Hightower, a cloud-based leasing portfolio management company, raised $6.5 million in a Series A financing round. The cash influx comes just eight months after the Manhattan-based firm raised $2.1 million in seed money, and represents the latest in a wave of big-dollar funding for commercial real estate tech startups.
Joshua Kushner’s Thrive Capital and Bessemer Venture Partners, which also invested in the seed round, led the Series A funding, while others such as Red Swan Ventures and RRE Ventures also made repeat investments.
“The market opportunity is large and customers like our product,” Hightower co-founder Brandon Weber told The Real Deal. New York-based landlords including Two Trees Management, Jared Kushner’s Kushner Companies and East End Capital use the service, as do brokerages such as Cushman & Wakefield, JLL and CBRE. Hightower’s product measures leasing performance, keeps track of current and prospective tenants in portfolios and assists landlords in marketing available space. About 25 million square feet of New York office space is now managed through its platform.
While eight months is a short time between funding rounds, Weber, a former CBRE broker who also did stints at Zillow and Microsoft, said he’s already got plans for the capital. These include expanding the compay’s engineering and customer support teams and moving into new markets. “The pieces are in place so it’s now a matter of scaling those pieces,” he said, adding that the one-year-old firm projects revenues over the next 12 months to be in the low single millions.
Weber declined to disclose what stake he and his co-founders Niall Smart and Donald DeSantis gave up in exchange for the funds, but said that they remained majority owners of the company.
Hightower’s closest competitor in New York is View the Space, which has raised over $7 million to date and counts blue-chip real estate investment trusts such as SL Green Realty and Vornado Realty Trust among its clients.
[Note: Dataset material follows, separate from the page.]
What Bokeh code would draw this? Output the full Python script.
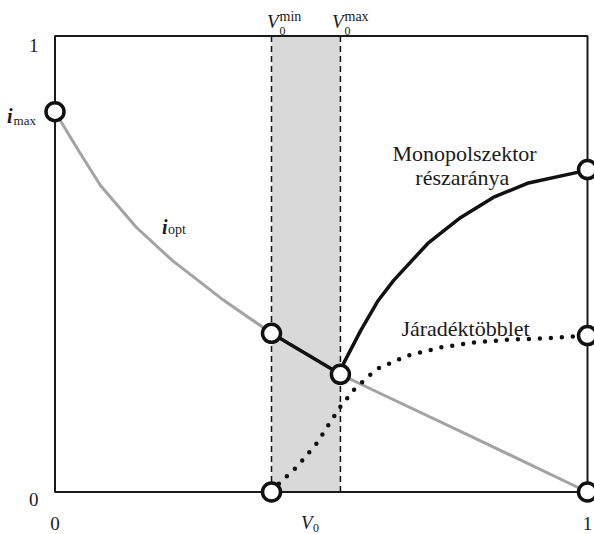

Although Weber said Hightower has placed more emphasis than View the Space on its mobile platform, both firms are clearly going head-to-head in a race to become the next leasing industry standard.
Technology investors are increasingly seeing commercial real estate as a huge opportunity, and are ramping up their bets on startups looking to disrupt the space. Since 2012, these fledgling businesses have raised over $700 million globally, as TRD reported.
“There’s a rising tide and it’s floating all boats,” Weber said.